Hier, en commission parlementaire, de nouveaux constats étonnants de l'opposition sur la gestion de ces 44 fonds d'investissement régionaux, où Québec a investi 318 millions de dollars en capital de risque, ont mis dans l'embarras le ministre Bachand, qui a constamment renvoyé la balle à Investissement Québec. «Il se lave constamment les mains, il passe la puck à d'autres. Si j'étais ministre et que de telles questions étaient soulevées, je peux vous dire que j'y répondrais moi-même», a lancé M. Legault, critique péquiste aux Finances. Il fait fi de la mise en demeure que lui a transmise Pietro Perrino: «Il y a apparence de conflit d'intérêts quand on est des deux côtés de la clôture!»

La veille, à l'Assemblée nationale, le ministre Bachand avait servi une réplique virulente aux allégations de l'opposition. Mais ses explications, soigneusement rédigées, étaient loin de la réalité, a-t-on appris hier en commission parlementaire.

«On parle de ça au moment où on a une crise économique à nos portes... On met 200 millions de dollars pour partir du capital de risque, comme cela se fait partout ailleurs dans le monde», a expliqué le ministre Bachand. Les deux tiers des fonds des FIER viennent des deniers publics.

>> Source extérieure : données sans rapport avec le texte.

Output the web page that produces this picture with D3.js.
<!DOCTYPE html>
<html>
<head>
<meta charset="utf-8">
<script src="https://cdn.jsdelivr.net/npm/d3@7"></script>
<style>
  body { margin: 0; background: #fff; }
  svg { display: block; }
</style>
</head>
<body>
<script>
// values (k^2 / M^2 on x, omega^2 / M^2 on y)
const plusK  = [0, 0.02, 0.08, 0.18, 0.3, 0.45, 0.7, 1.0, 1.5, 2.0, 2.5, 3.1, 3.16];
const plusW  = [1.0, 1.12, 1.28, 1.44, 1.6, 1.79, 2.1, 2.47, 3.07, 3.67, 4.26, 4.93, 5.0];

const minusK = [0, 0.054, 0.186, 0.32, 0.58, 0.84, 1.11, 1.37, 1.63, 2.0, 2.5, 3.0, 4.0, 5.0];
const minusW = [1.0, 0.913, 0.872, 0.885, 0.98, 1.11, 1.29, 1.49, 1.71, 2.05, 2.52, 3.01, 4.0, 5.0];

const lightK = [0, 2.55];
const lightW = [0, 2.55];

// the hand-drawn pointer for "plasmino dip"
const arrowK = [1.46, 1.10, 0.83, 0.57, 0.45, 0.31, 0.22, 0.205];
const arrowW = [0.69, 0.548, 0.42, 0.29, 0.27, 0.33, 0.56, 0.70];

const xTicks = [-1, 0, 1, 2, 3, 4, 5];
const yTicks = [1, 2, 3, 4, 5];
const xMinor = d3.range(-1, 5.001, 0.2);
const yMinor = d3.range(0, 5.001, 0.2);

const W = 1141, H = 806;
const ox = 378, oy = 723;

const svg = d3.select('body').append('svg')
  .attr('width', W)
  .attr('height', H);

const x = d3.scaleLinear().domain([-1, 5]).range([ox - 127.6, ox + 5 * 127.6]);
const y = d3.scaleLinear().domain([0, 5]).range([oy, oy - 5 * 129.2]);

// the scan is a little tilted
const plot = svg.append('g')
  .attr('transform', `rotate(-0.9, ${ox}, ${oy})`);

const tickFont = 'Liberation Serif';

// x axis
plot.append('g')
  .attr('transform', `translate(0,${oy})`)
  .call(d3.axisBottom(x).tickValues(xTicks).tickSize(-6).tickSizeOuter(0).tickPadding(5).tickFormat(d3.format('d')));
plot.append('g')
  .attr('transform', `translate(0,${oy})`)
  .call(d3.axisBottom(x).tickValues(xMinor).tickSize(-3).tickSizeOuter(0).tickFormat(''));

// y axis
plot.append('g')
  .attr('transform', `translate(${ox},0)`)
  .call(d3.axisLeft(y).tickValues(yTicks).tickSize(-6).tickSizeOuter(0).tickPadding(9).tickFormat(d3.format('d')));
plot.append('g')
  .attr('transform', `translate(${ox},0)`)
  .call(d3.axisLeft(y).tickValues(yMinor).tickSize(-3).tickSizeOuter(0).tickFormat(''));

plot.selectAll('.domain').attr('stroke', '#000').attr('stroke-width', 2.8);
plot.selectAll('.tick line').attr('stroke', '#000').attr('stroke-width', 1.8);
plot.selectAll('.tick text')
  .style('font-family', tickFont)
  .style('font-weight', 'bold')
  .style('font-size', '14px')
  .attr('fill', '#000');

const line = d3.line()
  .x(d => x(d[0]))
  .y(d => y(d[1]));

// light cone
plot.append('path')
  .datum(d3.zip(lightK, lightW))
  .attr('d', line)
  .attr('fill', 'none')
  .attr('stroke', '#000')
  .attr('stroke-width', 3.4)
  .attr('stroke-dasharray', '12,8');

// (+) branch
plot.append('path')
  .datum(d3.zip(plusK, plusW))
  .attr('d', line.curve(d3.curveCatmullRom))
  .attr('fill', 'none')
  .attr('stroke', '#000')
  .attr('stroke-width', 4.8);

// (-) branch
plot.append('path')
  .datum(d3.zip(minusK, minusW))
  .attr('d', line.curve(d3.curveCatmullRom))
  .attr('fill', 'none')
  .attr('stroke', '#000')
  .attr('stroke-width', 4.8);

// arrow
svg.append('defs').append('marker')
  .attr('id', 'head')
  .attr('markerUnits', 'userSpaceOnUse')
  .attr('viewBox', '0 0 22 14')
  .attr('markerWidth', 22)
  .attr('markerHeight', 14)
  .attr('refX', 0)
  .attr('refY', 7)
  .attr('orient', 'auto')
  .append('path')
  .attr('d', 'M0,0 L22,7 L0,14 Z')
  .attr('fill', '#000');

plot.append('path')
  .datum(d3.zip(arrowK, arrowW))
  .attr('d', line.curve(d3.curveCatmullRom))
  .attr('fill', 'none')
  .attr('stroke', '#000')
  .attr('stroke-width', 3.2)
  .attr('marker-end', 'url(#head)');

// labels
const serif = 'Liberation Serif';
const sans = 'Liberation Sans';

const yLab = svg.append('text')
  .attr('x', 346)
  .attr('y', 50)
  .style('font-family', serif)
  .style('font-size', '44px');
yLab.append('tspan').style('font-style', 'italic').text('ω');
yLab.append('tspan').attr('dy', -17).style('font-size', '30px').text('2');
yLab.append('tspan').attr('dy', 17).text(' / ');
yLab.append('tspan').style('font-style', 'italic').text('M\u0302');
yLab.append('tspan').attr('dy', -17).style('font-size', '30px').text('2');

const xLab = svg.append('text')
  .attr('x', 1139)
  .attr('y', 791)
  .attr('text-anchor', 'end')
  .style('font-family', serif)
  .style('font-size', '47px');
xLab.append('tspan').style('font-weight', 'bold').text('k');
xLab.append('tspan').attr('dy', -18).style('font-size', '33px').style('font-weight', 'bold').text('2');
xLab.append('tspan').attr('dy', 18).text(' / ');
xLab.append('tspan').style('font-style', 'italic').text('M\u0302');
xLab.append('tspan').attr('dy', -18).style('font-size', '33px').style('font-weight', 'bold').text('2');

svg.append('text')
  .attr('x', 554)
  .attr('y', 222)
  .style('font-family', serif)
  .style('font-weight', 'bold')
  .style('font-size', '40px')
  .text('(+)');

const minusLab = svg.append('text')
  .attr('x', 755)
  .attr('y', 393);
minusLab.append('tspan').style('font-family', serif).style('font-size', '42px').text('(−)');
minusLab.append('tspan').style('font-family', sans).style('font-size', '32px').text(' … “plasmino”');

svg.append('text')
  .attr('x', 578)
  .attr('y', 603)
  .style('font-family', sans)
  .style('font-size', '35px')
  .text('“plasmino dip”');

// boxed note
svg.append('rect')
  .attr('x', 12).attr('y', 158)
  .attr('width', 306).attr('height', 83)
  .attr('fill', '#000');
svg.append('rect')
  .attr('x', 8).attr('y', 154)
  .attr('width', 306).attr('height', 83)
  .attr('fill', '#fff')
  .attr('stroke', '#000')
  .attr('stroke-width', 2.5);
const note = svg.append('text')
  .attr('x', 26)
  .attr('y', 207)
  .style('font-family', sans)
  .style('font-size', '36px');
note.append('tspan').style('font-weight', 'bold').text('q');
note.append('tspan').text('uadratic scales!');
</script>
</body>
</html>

François Legault a fait valoir que, contrairement à ce qu'avait soutenu la veille le gouvernement, le FIER Ville-Marie avait investi dans deux compagnies dont Pietro Perrino et Valier Boivin étaient actionnaires ou administrateurs: System Bus et Zoommed. MM. Perrino et Boivin ont aussi créé en janvier 2006 le FIER Ville-Marie.

Ce fonds a acheté 5 millions d'actions de Zoommed, et M. Boivin n'a pas mentionné au conseil qu'il pouvait se trouver en conflit d'intérêts, a indiqué hier la direction d'Investissement Québec, qui, la veille, avait soutenu que toutes les règles avaient été respectées. M. Boivin affirme qu'il n'avait pas de déclaration à faire; il n'était pas administrateur, mais seulement actionnaire de Zoommed. Pour François Legault, on devrait réduire au minimum, à «de vraies exceptions», les cas où les dirigeants des FIER investissent dans des entreprises dont ils sont administrateurs.

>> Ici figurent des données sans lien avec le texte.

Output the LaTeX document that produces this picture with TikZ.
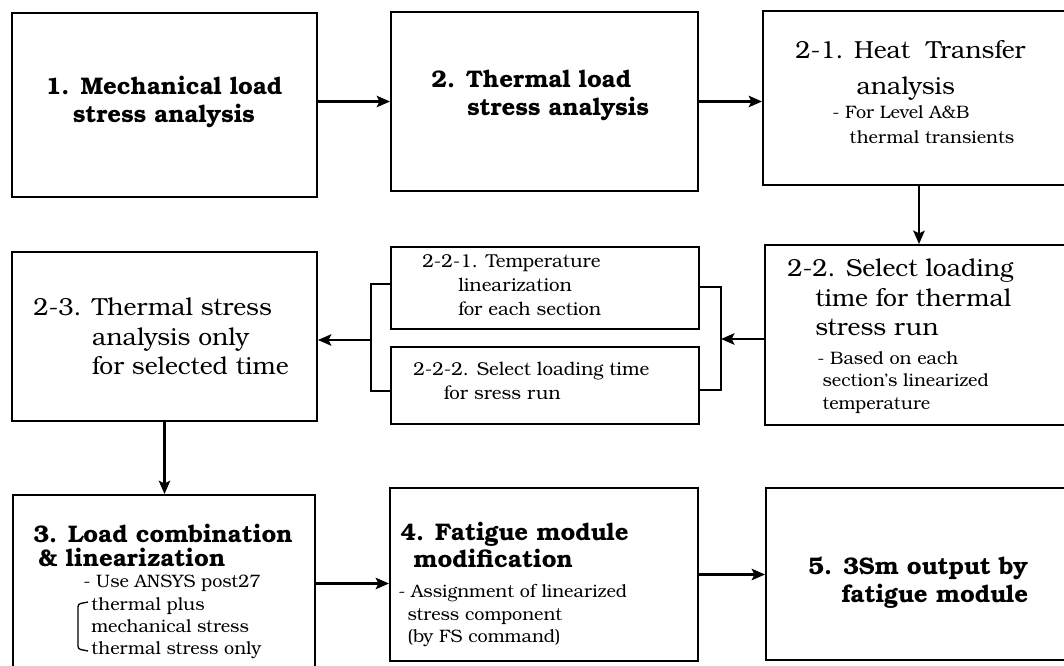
\documentclass[tikz,border=0pt]{standalone}
\usepackage{fontspec}
\setmainfont{texgyrebonum}[Extension=.otf, UprightFont=*-regular, BoldFont=*-bold, ItalicFont=*-italic, BoldItalicFont=*-bolditalic]
\usetikzlibrary{arrows.meta,fit}
\begin{document}
\begin{tikzpicture}[x=0.75pt,y=-0.75pt,
  box/.style={draw, line width=1.4pt, inner sep=0pt},
  arr/.style={line width=2.1pt, -{Stealth[length=10pt,width=8.5pt,inset=2pt]}},
  brk/.style={line width=1.4pt},
  ttl/.style={font=\fontsize{18}{21}\selectfont\bfseries, inner sep=0pt, anchor=north west, align=left},
  big/.style={font=\fontsize{18.5}{22}\selectfont, inner sep=0pt, anchor=north west, align=left},
  med/.style={font=\fontsize{14}{18}\selectfont, inner sep=0pt, anchor=north west, align=left},
  sml/.style={font=\fontsize{13.5}{17}\selectfont, inner sep=0pt, anchor=north west, align=left}]
\useasboundingbox (0,0) rectangle (1064,666);
\clip (0,0) rectangle (1064,666);
\fill[white] (0,0) rectangle (1064,666);
% boxes
\node[box, fit={(12,13) (317,197)}] (b1) {};
\node[box, fit={(391,12) (698,191)}] (b2) {};
\node[box, fit={(763,11) (1075,185)}] (b21) {};
\node[box, fit={(765,245) (1075,425)}] (b22) {};
\node[box, fit={(391,247) (699,329)}] (b221) {};
\node[box, fit={(391,347) (699,424)}] (b222) {};
\node[box, fit={(12,252) (317,421)}] (b23) {};
\node[box, fit={(13,495) (315,672)}] (b3) {};
\node[box, fit={(390,488) (698,661)}] (b4) {};
\node[box, fit={(766,488) (1075,660)}] (b5) {};
% texts
\node[ttl, anchor=north, align=center] (t1) at (164,76) {1. Mechanical load\\stress analysis};
\node[ttl] (t2) at (431,70) {2. Thermal load\\\hspace*{27pt}stress analysis};
\node[big] (t21) at (795,40) {2-1. Heat\ \ Transfer\\[5pt]\hspace*{46pt}analysis};
\node[sml] (t21s) at (832,105) {- For Level A\&B\\[2pt]\hspace*{13pt}thermal transients};
\node[big] (t22) at (787,259) {2-2. Select loading\\\hspace*{21pt}time for thermal\\\hspace*{21pt}stress run};
\node[sml] (t22s) at (817,351) {- Based on each\\\hspace*{4pt}section's linearized\\\hspace*{4pt}temperature};
\node[med] (t221) at (422,254) {2-2-1. Temperature\\\hspace*{27pt}linearization\\\hspace*{27pt}for each section};
\node[med] (t222) at (413,362) {2-2-2. Select loading time\\\hspace*{23pt}for sress run};
\node[big] (t23) at (33,298) {2-3. Thermal stress\\\hphantom{2-3. }analysis only\\\hphantom{2-3. }for selected time};
\node[ttl, font=\fontsize{18}{18}\selectfont\bfseries] (t3) at (33,524) {3. Load combination\\\hspace*{4pt}\& linearization};
\node[sml] (t3s) at (83,575) {- Use ANSYS post27};
\node[sml, font=\fontsize{13.5}{16.5}\selectfont] (t3l) at (91,597) {thermal plus\\mechanical stress\\thermal stress only};
\node[ttl, font=\fontsize{18}{20}\selectfont\bfseries] (t4) at (400,522) {4. Fatigue module\\\hspace*{10pt}modification};
\node[sml] (t4s) at (398,584) {- Assignment of linearized\\\hspace*{7pt}stress component\\\hspace*{7pt}(by FS command)};
\node[ttl] (t5) at (808,557) {5. 3Sm output by\\\hspace*{25pt}fatigue module};
% bracket inside box 3
\draw[line width=1pt, rounded corners=2pt] (88,602) -- (78,604) -- (78,649) -- (88,651);
% connectors
\draw[arr] (b2.west -| b1.east) -- (b2.west);
\draw[arr] (b2.east) -- (b2.east -| b21.west);
\draw[arr] (b21.south) -- (b21.south |- b22.north);
\coordinate (rt) at (721,287);
\coordinate (rb) at (721,390);
\coordinate (rm) at (721,339);
\draw[brk] (rt -| b221.east) -- (rt) -- (rb) -- (rb -| b222.east);
\draw[arr] (rm -| b22.west) -- (rm);
\coordinate (lt) at (371,284);
\coordinate (lb) at (371,391);
\coordinate (lm) at (371,340);
\draw[brk] (lt -| b221.west) -- (lt) -- (lb) -- (lb -| b222.west);
\draw[arr] (lm) -- (lm -| b23.east);
\draw[arr] (b23.south) -- (b23.south |- b3.north);
\draw[arr] (b3.east) -- (b3.east -| b4.west);
\draw[arr] (b4.east) -- (b4.east -| b5.west);
\end{tikzpicture}
\end{document}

Pour François Legault, il est pour le moins étrange que deux FIER aient consenti neuf investissements précisément dans des compagnies dont MM. Perrino et Boivin sont administrateurs ou actionnaires. Les deux hommes se trouvent aussi au conseil d'administration du FIER Boréal 2 au Saguenay, qui a investi plus de 2 millions dans les entreprises montréalaises de MM. Perrino et Boivin. En fait 3,5 des 6 millions du FIER Boréal sont investis en dehors de la région du Saguenay, en dépit de la règle qui veut qu'au moins 50% de l'argent reste dans la région.

MM. Bachand et Daoust n'ont pu préciser quelles retombées avait apporté dans la région un investissement de 2 millions dans la firme Bureau canadienne d'investigation, dirigée par Luigi Coretti et établie à Montréal - Investissement Québec la comptabilisait dans les investissements locaux. Placé sur la sellette M. Daoust a indiqué que son organisme avait seulement deux fonctionnaires pour surveiller ces FIER.

Le député adéquiste François Bonnardel a renchéri quand il a relevé que cette même firme, propriété d'un donateur à la caisse libérale, avait bénéficié aussi de l'investissement maximum de 1 million dans trois autres FIER: ceux de l'Estrie et de Laval ainsi que le FIER spécialisé CPVC. En Estrie, les règles d'Investissement Québec sont bafouées, 70% des fonds sont investis dans d'autres régions. M. Daoust a produit une lettre pour monter qu'on les avait rappelés à l'ordre mais n'a pu expliquer pourquoi d'autres fonds délinquants n'avaient pas eu cette mise en garde. «M. Daoust nous avait dit qu'aucune règle n'avait été enfreinte» a souligné le député Bonnardel.

Autre fait troublant trouvé par l'ADQ, le FIER Estrie a mis 1 million de dollars dans le financement de Groupe Fox, une compagnie qui a pignon sur rue à Halifax, et dont les administrateurs se trouvent en Californie et en Virginie. Retombées de l'investissement: zéro emploi.